The Quality Care Program, familiar to most pharmacists, is designed to aid pharmacy staff to specifically identify these processes so that everyone in the pharmacy will perform the tasks in the same way, so that customers are able to expect a uniform experience when shopping at that pharmacy.
In the compounding pharmacy, where each individual medicine is prepared from scratch, it is even more important to have written procedures in place which cover all aspects of the compounding process, from the initial procurement of chemicals through to the compounding and dispensing of the product, right up to how the patient receives the medicine.
Attention to detail is critical to ensure that the prepared medicines will be made the same way every time the patient returns to the pharmacy, and to give the patient confidence that the medicine is made accurately and that the quality and safety of the product is consistent and maintained at all times.
These processes are commonly referred to as ‘SOPs’ (Standard Operating Procedures) and usually evoke a strong groan when mentioned to pharmacists during compounding training. Compiling SOPs is seen as a complicated task to be deferred for as long as possible.
There is often one person in the pharmacy whose skill set naturally aligns with preparing and implementing SOPs. This person may have already worked on the Quality Care Program, or has the patience to write, review and implement the SOPs.

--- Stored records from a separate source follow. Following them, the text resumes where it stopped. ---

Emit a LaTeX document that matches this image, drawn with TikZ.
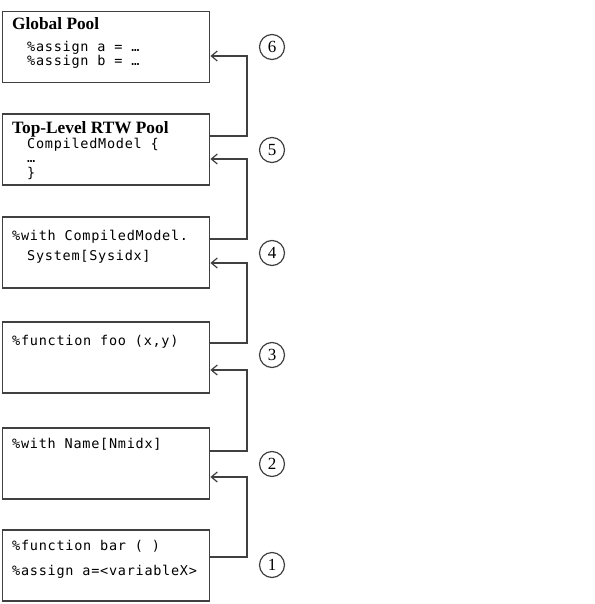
\documentclass[tikz,border=0pt]{standalone}
\usepackage{fontspec}
\setmainfont{Liberation Serif}
\newfontfamily\codefont[LetterSpace=5.5]{DejaVu Sans Mono}
\usetikzlibrary{arrows.meta}
\definecolor{ln}{HTML}{404040}
\tikzset{
  pool/.style={draw=ln, line width=1.8pt, minimum width=207pt, minimum height=71pt, inner sep=0pt},
  ttl/.style={anchor=base west, inner sep=0pt, font=\fontsize{17.3}{19}\selectfont\bfseries},
  code/.style={anchor=base west, inner sep=0pt, font=\fontsize{13.5}{15}\codefont},
  arr/.style={draw=ln, line width=1.6pt, -{Straight Barb[length=6pt,width=10pt,line width=1.2pt]}},
  num/.style={draw=ln, circle, line width=1.2pt, minimum size=25pt, inner sep=0pt, font=\fontsize{17}{19}\selectfont}
}
\begin{document}
\begin{tikzpicture}[x=1pt,y=-1pt]
\useasboundingbox (0,0) rectangle (594,604);
% boxes
\node[pool] (b1) at (106,47) {};
\node[pool] (b2) at (106,149.5) {};
\node[pool] (b3) at (106,252.5) {};
\node[pool] (b4) at (106,357.5) {};
\node[pool] (b5) at (106,463.5) {};
\node[pool] (b6) at (106,565.5) {};
% texts
\node[ttl] (t1) at (12,30) {Global Pool};
\node[code] (c1a) at (27,52) {\%assign a = …};
\node[code] (c1b) at (27,66) {\%assign b = …};
\node[ttl] (t2) at (12,134) {Top-Level RTW Pool};
\node[code] (c2a) at (27,149) {CompiledModel \{};
\node[code] (c2b) at (27,162) {…};
\node[code] (c2c) at (27,177) {\}};
\node[code] (c3a) at (12,240) {\%with CompiledModel.};
\node[code] (c3b) at (27,260) {System[Sysidx]};
\node[code] (c4a) at (12,345) {\%function foo (x,y)};
\node[code] (c5a) at (12,448) {\%with Name[Nmidx]};
\node[code] (c6a) at (12,550) {\%function bar ( )};
\node[code] (c6b) at (12,575) {\%assign a=<variableX>};
% connectors
\coordinate (v) at (247,0);
\draw[arr] (b2.east |- 0,136) -| (v |- 0,90) |- (b1.east |- 0,56);
\draw[arr] (b3.east |- 0,239) -| (v |- 0,200) |- (b2.east |- 0,159);
\draw[arr] (b4.east |- 0,343) -| (v |- 0,300) |- (b3.east |- 0,263);
\draw[arr] (b5.east |- 0,451) -| (v |- 0,400) |- (b4.east |- 0,370);
\draw[arr] (b6.east |- 0,557) -| (v |- 0,510) |- (b5.east |- 0,477);
% numbers
\node[num] (n6) at (272,47) {6};
\node[num] (n5) at (272,150) {5};
\node[num] (n4) at (272,253) {4};
\node[num] (n3) at (272,355) {3};
\node[num] (n2) at (272,464) {2};
\node[num] (n1) at (272,565) {1};
\end{tikzpicture}
\end{document}
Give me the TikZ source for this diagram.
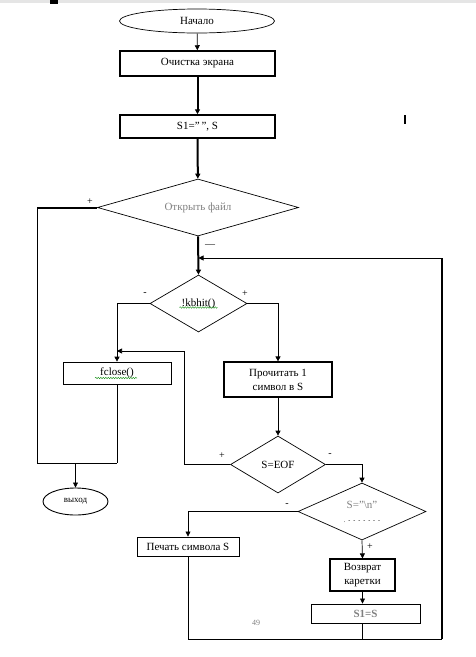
\documentclass[tikz,border=0pt]{standalone}
\usepackage{fontspec}
\setmainfont{Liberation Serif}
\usetikzlibrary{shapes.geometric,arrows.meta,decorations.pathmorphing,calc}
\definecolor{txtgray}{HTML}{808080}
\definecolor{spell}{HTML}{2E9A2E}
\begin{document}
\begin{tikzpicture}[x=1pt,y=-1pt,
  every node/.style={font=\fontsize{11}{14}\selectfont},
  box/.style={draw, rectangle, inner sep=0pt, align=center, line width=0.7pt},
  thickbox/.style={box, line width=1.5pt},
  dia/.style={draw, diamond, inner sep=0pt, line width=0.7pt},
  oval/.style={draw, ellipse, inner sep=0pt, line width=0.7pt},
  arr/.style={-{Triangle[width=5pt,length=5pt]}},
  ln/.style={line width=0.7pt},
  thk/.style={line width=2pt},
  sign/.style={font=\fontsize{10}{10}\selectfont, inner sep=0pt},
  wavy/.style={spell, line width=0.5pt, decorate, decoration={snake,amplitude=0.7pt,segment length=2.5pt}}
]
\useasboundingbox (0,0) rectangle (476,657);
\fill[gray!20] (0,0) rectangle (476,3);
\fill[black] (50,0) rectangle (58,4);

% nodes
\node[oval, minimum width=155pt, minimum height=24pt] (start) at (197,21) {Начало};
\node[thickbox, minimum width=155pt, minimum height=25pt] (clr) at (197.5,63.5) {Очистка экрана};
\node[thickbox, minimum width=155pt, minimum height=23pt] (init) at (197.5,126.5) {S1=”\,”, S};
\node[dia, aspect=3.5, minimum width=201pt, minimum height=57pt, text=txtgray] (open) at (198,207.5) {Открыть файл};
\node[dia, aspect=1.7, minimum width=97pt, minimum height=57pt] (kb) at (198.5,303.5) {!kbhit()};
\node[box, minimum width=108pt, minimum height=22pt] (fclose) at (117,373) {fclose()};
\node[box, line width=1.2pt, minimum width=108pt, minimum height=35pt] (read) at (278,379.5) {Прочитать 1\\символ в S};
\node[dia, aspect=1.67, minimum width=95pt, minimum height=57pt] (eof) at (278,464.5) {S=EOF};
\node[oval, line width=0.9pt, minimum width=65pt, minimum height=27pt] (exit) at (75.5,501.5) {\fontsize{9}{9}\selectfont выход};
\node[dia, aspect=2.25, minimum width=128pt, minimum height=57pt] (nl) at (362,511.5) {};
\node[text=txtgray] (nltext) at (362,505) {S=”\textbackslash n”};
\node[font=\fontsize{6}{6}\selectfont, inner sep=0pt] (nldots) at (362,522) {.\ \ -\ \ -\ \ -\ \ -\ \ -\ \ -\ \ -};
\node[box, line width=0.9pt, minimum width=102pt, minimum height=19pt] (print) at (188,546.5) {Печать символа S};
\node[box, line width=1.2pt, minimum width=65pt, minimum height=32pt] (ret) at (362.5,575) {Возврат\\каретки};
\node[box, line width=0.9pt, minimum width=109pt, minimum height=19pt, text=txtgray, font=\fontsize{11}{14}\selectfont\bfseries] (s1s) at (365.5,613.5) {S1=S};
\node[text=txtgray, font=\fontsize{8}{8}\selectfont] (page) at (256,623) {49};

% coordinates
\coordinate (jl) at (37,463);
\coordinate (back) at (184,351);
\coordinate (loopR) at (442,639);
\coordinate (loopT) at (442,258);
\coordinate (mark) at (405,115);

% spell-check wavy underlines
\draw[wavy] ($(kb.center)+(-19,4)$) -- ++(38,0);
\draw[wavy] ($(fclose.center)+(-22,5)$) -- ++(42,0);

% connectors
\draw[ln, arr] (start) -- (clr);
\draw[thk, arr] (clr) -- (init);
\draw[thk, arr] (init) -- (open);
\draw[thk] (open.west) -- (open.west -| jl);
\draw[ln] (open.west -| jl) -- (jl) -- (fclose.south |- jl);
\draw[ln] (fclose.south) -- (fclose.south |- jl);
\draw[ln, arr] (exit.north |- jl) -- (exit);
\draw[thk, arr] (open.south) -- (kb.north);
\draw[ln, arr] (kb.west) -| (fclose.north);
\draw[ln, arr] (kb.east) -| (read.north);
\draw[ln, arr] (read.south) -- (eof.north);
\draw[ln, arr] (eof.west) -| (back) -- (fclose.north |- back);
\draw[ln, arr] (eof.east) -| (nl.north);
\draw[ln, arr] (nl.west) -| (print.north);
\draw[ln, arr] (nl.south) -- (ret.north);
\draw[ln, arr] (ret.south) -- (ret.south |- s1s.north);
\draw[ln] (print.south) |- (loopR);
\draw[ln] (ret.south |- s1s.south) -- (ret.south |- loopR);
\draw[thk] (loopR) -- (loopT);
\draw[ln, arr] (loopT) -- (kb.north |- loopT);
\draw[line width=2pt] (mark) -- ++(0,9);

% branch labels
\node[sign] (l1) at (90,202) {+};
\node[sign] (l2) at (210,246) {—};
\node[sign] (l3) at (145,294) {-};
\node[sign] (l4) at (245,294) {+};
\node[sign] (l5) at (222,456) {+};
\node[sign] (l6) at (330,455) {-};
\node[sign] (l7) at (287,505) {-};
\node[sign] (l8) at (370,547) {+};
\end{tikzpicture}
\end{document}
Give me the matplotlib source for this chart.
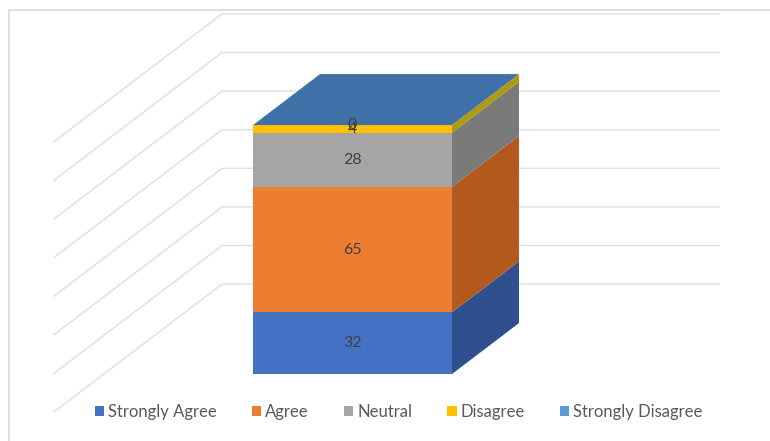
import matplotlib.pyplot as plt
from matplotlib.patches import Polygon, Rectangle, Patch

# survey response counts, stacked bottom to top
categories = ['Strongly Agree', 'Agree', 'Neutral', 'Disagree', 'Strongly Disagree']
counts = [32, 65, 28, 4, 0]
front_colors = ['#4472C4', '#ED7D31', '#A5A5A5', '#FFC000', '#5B9BD5']
side_colors = ['#2F4F8E', '#B3591E', '#7A7A7A', '#B09A10', '#41719C']
top_color = '#3F70A8'
y_ticks = [0, 20, 40, 60, 80, 100, 120, 140]

# oblique projection settings
bar_half = 0.3        # half bar width (x units)
wall_half = 0.75      # half width of the wall
DX, DY = 0.202, 26.4  # screen offset per unit depth (x units, value units)
d_front, d_back = -0.745, 1.765


def proj(x, v, d):
    return (x + d * DX, v + d * DY)


fig = plt.figure(figsize=(7.7, 4.41), dpi=100)
ax = fig.add_axes([0, 0, 1, 1])
ax.set_xlim(-1.063, 1.259)
ax.set_ylim(-34.7, 193.8)
ax.axis('off')

# chart border
fig.patches.append(Rectangle((9 / 770, -0.1), 1.2, 1.1 - 10 / 441, transform=fig.transFigure,
                             fill=False, edgecolor='#D9D9D9', linewidth=1.2))

# gridlines on side wall and back wall
for v in y_ticks:
    p0 = proj(-wall_half, v, d_front)
    p1 = proj(-wall_half, v, d_back)
    p2 = proj(wall_half, v, d_back)
    ax.plot([p0[0], p1[0], p2[0]], [p0[1], p1[1], p2[1]], color='#DEDEDE', linewidth=1, zorder=1)

# stacked 3D column
bottom = 0
for name, val, fc, sc in zip(categories, counts, front_colors, side_colors):
    top = bottom + val
    if val > 0:
        front = [proj(-bar_half, bottom, 0), proj(bar_half, bottom, 0),
                 proj(bar_half, top, 0), proj(-bar_half, top, 0)]
        side = [proj(bar_half, bottom, 0), proj(bar_half, bottom, 1),
                proj(bar_half, top, 1), proj(bar_half, top, 0)]
        ax.add_patch(Polygon(side, closed=True, facecolor=sc, edgecolor='none', zorder=3))
        ax.add_patch(Polygon(front, closed=True, facecolor=fc, edgecolor='none', zorder=3))
    ax.text(0, bottom + val / 2, str(val), ha='center', va='center', fontsize=11.5,
            color='#404040', family='Lato', zorder=5)
    bottom = top

lid = [proj(-bar_half, bottom, 0), proj(bar_half, bottom, 0),
       proj(bar_half, bottom, 1), proj(-bar_half, bottom, 1)]
ax.add_patch(Polygon(lid, closed=True, facecolor=top_color, edgecolor='none', zorder=4))

handles = [Patch(facecolor=c, edgecolor='none', label=n) for n, c in zip(categories, front_colors)]
ax.legend(handles=handles, loc='center', bbox_to_anchor=(0.518, 1 - 412 / 441), ncol=5,
          frameon=False, handlelength=0.55, handleheight=0.55, handletextpad=0.25,
          columnspacing=2.1, prop={'family': 'Lato', 'size': 12}, labelcolor='#595959')

fig.savefig('out.png', dpi=100)
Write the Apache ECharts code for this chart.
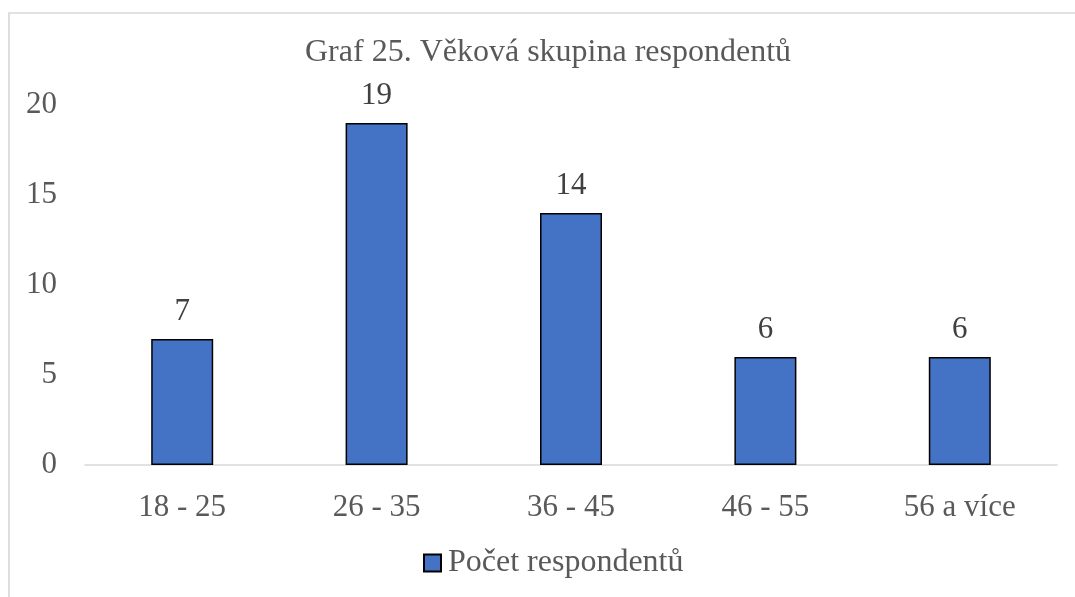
<!DOCTYPE html>
<html>
<head>
<meta charset="utf-8">
<script src="https://cdn.jsdelivr.net/npm/echarts@6/dist/echarts.min.js"></script>
<style>
  html, body { margin: 0; padding: 0; background: #fff; }
  #chart { width: 1075px; height: 597px; }
</style>
</head>
<body>
<div id="chart"></div>
<script>
// Age groups of respondents
const categories = ['18 - 25', '26 - 35', '36 - 45', '46 - 55', '56 a více'];
const counts = [7, 19, 14, 6, 6];
const yTicks = [0, 5, 10, 15, 20];
const seriesName = 'Počet respondentů';
const titleText = 'Graf 25. Věková skupina respondentů';

const FONT = '"Liberation Serif", "Times New Roman", serif';
const chart = echarts.init(document.getElementById('chart'), null, { renderer: 'canvas' });

chart.setOption({
  backgroundColor: '#ffffff',
  animation: false,
  title: {
    text: titleText,
    left: 300,
    top: 32,
    textStyle: { fontFamily: FONT, fontSize: 32, fontWeight: 'normal', color: '#595959' }
  },
  legend: {
    bottom: 13,
    left: 418,
    itemWidth: 17,
    itemHeight: 17,
    itemGap: 10,
    icon: 'rect',
    textStyle: { fontFamily: FONT, fontSize: 32, color: '#595959', padding: [0, 0, 0, 2] },
    data: [seriesName]
  },
  graphic: [{
    type: 'rect',
    shape: { x: 9, y: 13, width: 1200, height: 800 },
    style: { fill: 'none', stroke: '#d9d9d9', lineWidth: 1.7 },
    silent: true,
    z: -1
  }],
  grid: { left: 85, right: 18, top: 105, bottom: 132, containLabel: false },
  xAxis: {
    type: 'category',
    data: categories,
    axisLine: { lineStyle: { color: '#d9d9d9', width: 1.5 } },
    axisTick: { show: false },
    axisLabel: { fontFamily: FONT, fontSize: 31, color: '#595959', margin: 27 }
  },
  yAxis: {
    type: 'value',
    min: yTicks[0],
    max: yTicks[yTicks.length - 1],
    interval: yTicks[1] - yTicks[0],
    axisLine: { show: false },
    axisTick: { show: false },
    splitLine: { show: false },
    axisLabel: { fontFamily: FONT, fontSize: 31, color: '#595959', margin: 28, padding: [6, 0, 0, 0] }
  },
  series: [{
    name: seriesName,
    type: 'bar',
    data: counts,
    barWidth: 62,
    itemStyle: { color: '#4472C4', borderColor: '#000000', borderWidth: 1.5 },
    label: {
      show: true,
      position: 'top',
      distance: 12,
      fontFamily: FONT,
      fontSize: 31,
      color: '#404040'
    }
  }]
});
</script>
</body>
</html>
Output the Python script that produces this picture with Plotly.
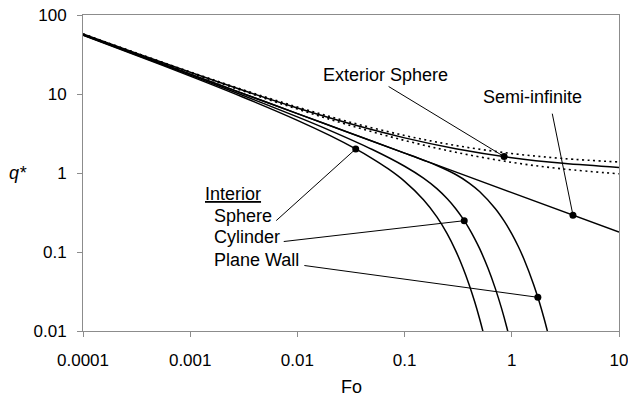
import numpy as np
import plotly.graph_objects as go

# ---------------- data ----------------
semi_fo = [1e-4, 1e-3, 1e-2, 0.1, 1, 10]
semi_q = [56.42, 17.84, 5.642, 1.784, 0.5642, 0.1784]

ext_fo = [1e-4, 3e-4, 1e-3, 3e-3, 0.01, 0.03, 0.1, 0.3, 1, 3, 10]
ext_q = [57.42, 33.57, 18.84, 11.30, 6.642, 4.257, 2.784, 2.030, 1.564, 1.326, 1.178]
ext_hi = [57.62, 33.77, 19.04, 11.50, 6.842, 4.457, 2.984, 2.230, 1.764, 1.526, 1.378]
ext_lo = [57.22, 33.37, 18.64, 11.10, 6.442, 4.057, 2.584, 1.830, 1.364, 1.126, 0.978]

sph_fo = [1e-4, 3e-4, 1e-3, 3e-3, 0.01, 0.02, 0.035, 0.05, 0.07, 0.1, 0.15, 0.2,
          0.25, 0.3, 0.35, 0.4, 0.45, 0.5, 0.55, 0.6]
sph_q = [55.42, 31.57, 16.84, 9.30, 4.642, 2.989, 2.016, 1.523, 1.133, 0.784, 0.460,
         0.2785, 0.1697, 0.1035, 0.0632, 0.0386, 0.0236, 0.0144, 0.00878, 0.00536]

cyl_fo = [1e-4, 3e-4, 1e-3, 3e-3, 0.01, 0.02, 0.05, 0.1, 0.15, 0.2, 0.25, 0.3, 0.35,
          0.4, 0.45, 0.5, 0.6, 0.7, 0.8, 0.9, 1.0]
cyl_q = [55.92, 32.07, 17.33, 9.79, 5.128, 3.467, 1.985, 1.218, 0.861, 0.634, 0.472,
         0.353, 0.264, 0.198, 0.148, 0.111, 0.0622, 0.0349, 0.0196, 0.0110, 0.00616]

pw_fo = [1e-4, 3e-4, 1e-3, 3e-3, 0.01, 0.03, 0.1, 0.15, 0.2, 0.3, 0.4, 0.5, 0.7,
         0.85, 1.0, 1.15, 1.3, 1.6, 1.8, 2.0, 2.2]
pw_q = [56.42, 32.57, 17.84, 10.30, 5.642, 3.257, 1.784, 1.453, 1.245, 0.957, 0.746,
        0.5825, 0.3555, 0.2456, 0.1696, 0.1172, 0.0809, 0.0386, 0.0236, 0.01438, 0.00878]

# labelled points: sphere, cylinder, plane wall, exterior sphere, semi-infinite
dot_fo = [0.035, 0.36, 1.75, 0.848, 3.72]
dot_q = [2.016, 0.249, 0.0267, 1.613, 0.2925]

x_ticks = [1e-4, 1e-3, 1e-2, 1e-1, 1, 10]
x_ticktext = ["0.0001", "0.001", "0.01", "0.1", "1", "10"]
y_ticks = [0.01, 0.1, 1, 10, 100]
y_ticktext = ["0.01", "0.1", "1", "10", "100"]

# ---------------- layout geometry ----------------
W, H = 628, 400
L, R, T, B = 83, 9, 15, 69
PW, PH = W - L - R, H - T - B
FONT = "Liberation Sans, Arial, sans-serif"


def px(xp):
    return (xp - L) / PW


def py(yp):
    return (H - B - yp) / PH


fig = go.Figure()

dot_line = dict(color="black", width=1.6, dash="2px,3.5px")
for yq in (ext_hi, ext_lo):
    fig.add_trace(go.Scatter(x=ext_fo, y=yq, mode="lines", line=dot_line,
                             line_shape="spline", hoverinfo="skip"))

solid = dict(color="black", width=1.5)
for xs, ys in ((ext_fo, ext_q), (semi_fo, semi_q), (pw_fo, pw_q),
               (cyl_fo, cyl_q), (sph_fo, sph_q)):
    fig.add_trace(go.Scatter(x=xs, y=ys, mode="lines", line=solid,
                             line_shape="spline", hoverinfo="skip"))

fig.add_trace(go.Scatter(x=dot_fo, y=dot_q, mode="markers",
                         marker=dict(color="black", size=7), hoverinfo="skip"))

# leader lines (tail offsets in pixels from the dot)
tails = [(-81, 73), (-182, 21), (-235, -32), (-117, -71), (-21, -103)]
for (f, q), (ax, ay) in zip(zip(dot_fo, dot_q), tails):
    fig.add_annotation(x=np.log10(f), y=np.log10(q), xref="x", yref="y",
                       text="", showarrow=True, arrowhead=0, arrowwidth=1,
                       arrowcolor="black", ax=ax, ay=ay, standoff=0,
                       startstandoff=0)

labels = [
    ("Exterior Sphere", 385, 75, "center"),
    ("Semi-infinite", 532, 97, "center"),
    ("<span style='text-decoration:underline'>Interior</span>", 203, 194, "left"),
    ("Sphere", 212, 216, "left"),
    ("Cylinder", 212, 237, "left"),
    ("Plane Wall", 212, 260, "left"),
]
for txt, xp, yp, anc in labels:
    fig.add_annotation(x=px(xp), y=py(yp), xref="paper", yref="paper", text=txt,
                       showarrow=False, xanchor=anc, yanchor="middle",
                       font=dict(family=FONT, size=18, color="black"))

fig.add_annotation(x=px(351), y=py(387), xref="paper", yref="paper", text="Fo",
                   showarrow=False, xanchor="center", yanchor="middle",
                   font=dict(family=FONT, size=18, color="black"))
fig.add_annotation(x=px(18), y=py(173), xref="paper", yref="paper",
                   text="<i>q*</i>", showarrow=False, xanchor="center",
                   yanchor="middle", font=dict(family=FONT, size=18, color="black"))

axis_common = dict(type="log", showgrid=False, zeroline=False, showline=True,
                   linecolor="#8c8c8c", linewidth=1, mirror=True, ticks="outside",
                   ticklen=5, tickcolor="#8c8c8c", tickwidth=1, automargin=False,
                   ticklabeloverflow="allow",
                   tickfont=dict(family=FONT, size=17, color="black"))
fig.update_xaxes(range=[-4, 1], tickvals=x_ticks, ticktext=x_ticktext,
                 ticklabelstandoff=9, **axis_common)
fig.update_yaxes(range=[-2, 2], tickvals=y_ticks, ticktext=y_ticktext,
                 ticklabelstandoff=7, **axis_common)

fig.update_layout(width=W, height=H, margin=dict(l=L, r=R, t=T, b=B),
                  paper_bgcolor="white", plot_bgcolor="white", showlegend=False)

fig.write_html("out.html")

All staff in the compounding pharmacy should be involved in the development of SOPs because they are the ones who will need to follow through with the processes and who are best placed to discuss what actually happens in the lab.
While writing SOPs can sometimes appear daunting, there are many tools available to help to start the process. SOP manuals are available for purchase to use as templates, but any pharmacy which has gone through the QCPP process already has many templates with which to begin.
My advice is never to start with SOP 1.1 because you will almost certainly find it too daunting, and never move past it.
I recommend starting with some of the really common processes such as cold-chain management, gowning for the lab and fridge temperature monitoring since these occur daily and are easy to validate and review. SOPs must be workable and generically written and not include anything which is not sustainable in the process.
For example, in the case of cleaning the lab, it would be inappropriate to include instructions such as “Kylie will wash the floor at 5pm every day”. If Kylie is on leave, the SOP is immediately invalid. It would be better to say ‘the Compounding Technician will wash the floor”, but even the time could be a problem. What if the lab is having an extremely busy day, and compounding is continuing until 6pm? Once again, that SOP is not actually reflective of true practice. In review, we might consider that a statement such as “At the end of every compounding day, the floor will be mopped by staff member on duty” is more appropriate.
SOPs should cover all processes which take place in the compounding lab. These should include general policies and procedures, including information about employee training requirements, exclusion policies for who can and cannot enter the compounding lab, use, maintenance and calibration of equipment including balances, and all aspects of pharmacy practice undertaken in the compounding area, including delivery of compounded medications, patient counselling and complaint handling.
Processes such as procurement of chemicals, risk assessment, assigning expiry dates to compounded products, and recall of compounded products are critical areas which must be addressed.
SOPs are living document, not made to be written and then hidden on a top shelf in the pharmacy never to be reviewed again.
There are often key events in the pharmacy calendar which can act as prompts for review e.g. when the Pharmacy Board of Australia “Guidelines on Compounding of Medicines” was released in May 2015, pharmacies who already had a strong culture of using SOPs saw this as an opportunity to review their documents, not only to include the Guidelines as a current reference, but also to review all procedures mentioned in this document and make sure that they aligned with the relevant SOPs.